Kendall Donnerson

No. 91
- Position: Defensive end

Personal information
- Born: April 22, 1996 (age 30) Maumelle, Arkansas, U.S.
- Listed height: 6 ft 3 in (1.91 m)
- Listed weight: 249 lb (113 kg)

Career information
- High school: Maumelle
- College: Southeast Missouri State (2014–2017)
- NFL draft: 2018: 7th round, 248th overall pick

Career history
- Green Bay Packers (2018); Oakland / Las Vegas Raiders (2019–2020)*; Cincinnati Bengals (2020)*; Carolina Panthers (2021)*; New Orleans Saints (2021)*; Carolina Panthers (2021)*;
- * Offseason or practice squad member only
- Stats at Pro Football Reference

= Kendall Donnerson =

American football player (born 1996)

Kendall Donnerson (born April 22, 1996) is an American former professional football player who was a defensive end in the National Football League (NFL). He played college football for the Southeast Missouri State Redhawks.

==Professional career==
===Green Bay Packers===
Donnerson was selected by the Green Bay Packers in the seventh round (248th overall) of the 2018 NFL draft. He signed his rookie contract on May 7, 2018. He was waived on September 1, 2018, and was signed to the practice squad the next day. He was promoted to the active roster on December 4, 2018.

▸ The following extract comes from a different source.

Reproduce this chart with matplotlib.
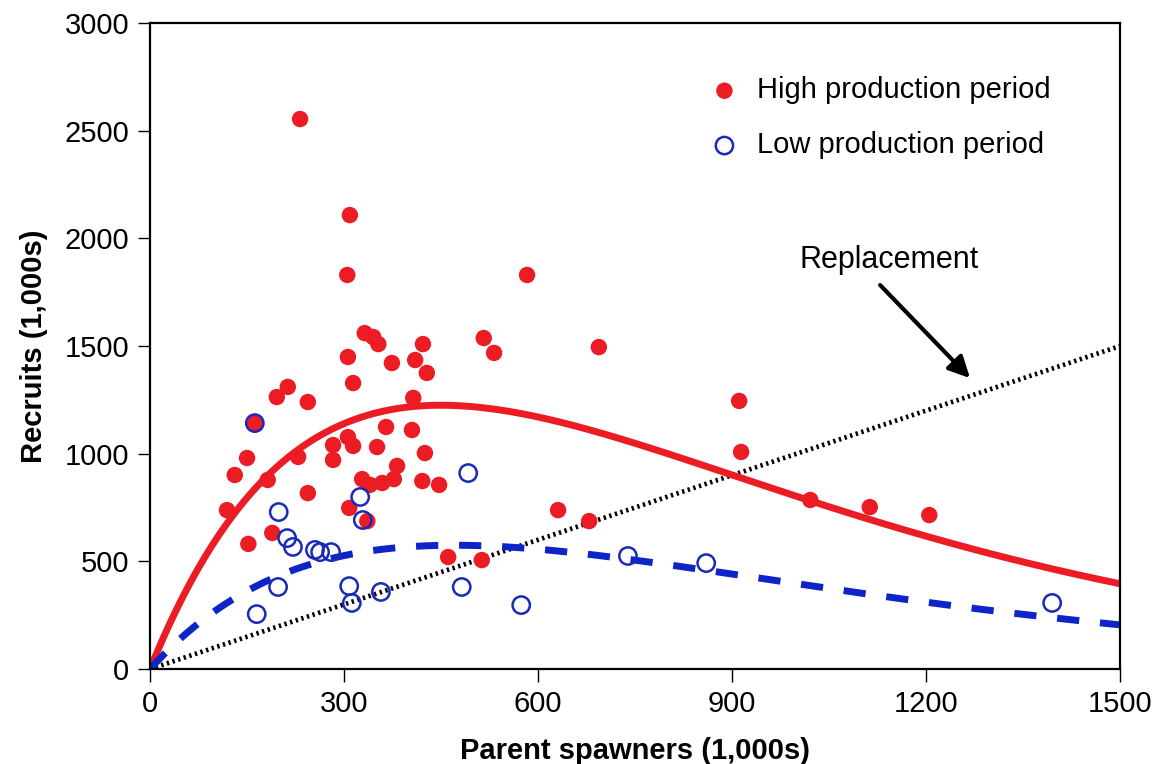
import numpy as np
import matplotlib
matplotlib.use("Agg")
import matplotlib.pyplot as plt

plt.rcParams['font.family'] = ['Liberation Sans', 'DejaVu Sans']

# high production period (spawners, recruits), 1,000s
high_s = [232, 309, 305, 583, 516, 532, 694, 306, 332, 345, 353, 422, 410, 428,
          374, 314, 213, 196, 244, 162, 407, 150, 131, 119, 182, 229, 283, 306,
          314, 283, 365, 351, 405, 425, 328, 340, 359, 377, 382, 421, 447, 244,
          308, 336, 189, 152, 461, 513, 911, 914, 1021, 1113, 1205, 631, 679]
high_r = [2554, 2108, 1830, 1830, 1537, 1468, 1495, 1449, 1560, 1542, 1509, 1509,
          1435, 1375, 1421, 1328, 1310, 1263, 1240, 1142, 1259, 980, 901, 738,
          878, 985, 1040, 1077, 1036, 971, 1124, 1031, 1110, 1003, 882, 855, 864,
          882, 943, 873, 855, 817, 748, 687, 632, 581, 520, 506, 1245, 1008, 785,
          752, 715, 738, 687]

# low production period
low_s = [162, 492, 199, 325, 329, 212, 221, 255, 263, 280, 198, 308, 312, 357,
         482, 574, 165, 739, 860, 1395]
low_r = [1142, 910, 729, 799, 692, 608, 567, 553, 543, 543, 381, 385, 307, 358,
         381, 297, 255, 525, 492, 307]

# Ricker fits R = a*S*exp(-b*S)
high_a, high_b = 7.40, 1 / 450
low_a, low_b = 3.325, 1 / 470

red = '#ec1c24'
blue = '#0d24c8'

fig = plt.figure(figsize=(11.56, 7.64), dpi=100)
ax = fig.add_axes([0.1298, 0.1243, 0.8391, 0.8456])

s = np.linspace(0, 1500, 400)
ax.plot([0, 1500], [0, 1500], color='black', lw=3.4, linestyle=(0, (0.5, 0.75)), zorder=1)
ax.plot(s, high_a * s * np.exp(-high_b * s), color=red, lw=5, zorder=2)
ax.plot(s, low_a * s * np.exp(-low_b * s), color=blue, lw=5,
        linestyle=(0, (3.2, 3.0)), zorder=2)

ax.scatter(high_s, high_r, s=140, color=red, edgecolors='none', zorder=3,
           label='High production period')
ax.scatter(low_s, low_r, s=155, facecolors='none', edgecolors='#1a2ab8',
           linewidths=1.8, zorder=4, label='Low production period')

ax.set_xlim(0, 1500)
ax.set_ylim(0, 3000)
ax.set_xticks([0, 300, 600, 900, 1200, 1500])
ax.set_yticks([0, 500, 1000, 1500, 2000, 2500, 3000])
ax.tick_params(direction='out', length=9, width=1, pad=6, labelsize=21)
for sp in ax.spines.values():
    sp.set_linewidth(1.6)

ax.set_xlabel('Parent spawners (1,000s)', fontsize=21, fontweight='bold', labelpad=14)
ax.set_ylabel('Recruits (1,000s)', fontsize=21, fontweight='bold', labelpad=12)

ax.legend(loc='upper left', bbox_to_anchor=(0.535, 0.958), frameon=False,
          fontsize=21, handletextpad=0.12, labelspacing=0.92, scatterpoints=1)

ax.text(1005, 1900, 'Replacement', fontsize=22, va='center', ha='left')
ax.annotate('', xy=(1268, 1351), xytext=(1129, 1783),
            arrowprops=dict(arrowstyle='-|>', lw=3, color='black',
                            mutation_scale=32, shrinkA=0, shrinkB=0))

fig.savefig('out.png', dpi=100)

On August 8, 2019, he was placed on injured reserve by the Packers. He was released on August 19.

===Oakland Raiders===
On October 15, 2019, Donnerson was signed to the Oakland Raiders practice squad. On December 30, 2019, Donnerson was signed to a reserve/future contract. He was waived on May 5, 2020.

===Cincinnati Bengals===
On September 30, 2020, Donnerson was signed to the Cincinnati Bengals practice squad. He was released on November 3.

===Carolina Panthers (first stint)===
On May 16, 2021, Donnerson signed with the Carolina Panthers. He was waived by Carolina on May 26.

===New Orleans Saints===
On July 26, 2021, Donnerson signed with the New Orleans Saints. He was released on August 4, 2021.

===Carolina Panthers (second stint)===
On August 8, 2021, Donnerson signed with the Panthers. He was waived on August 24.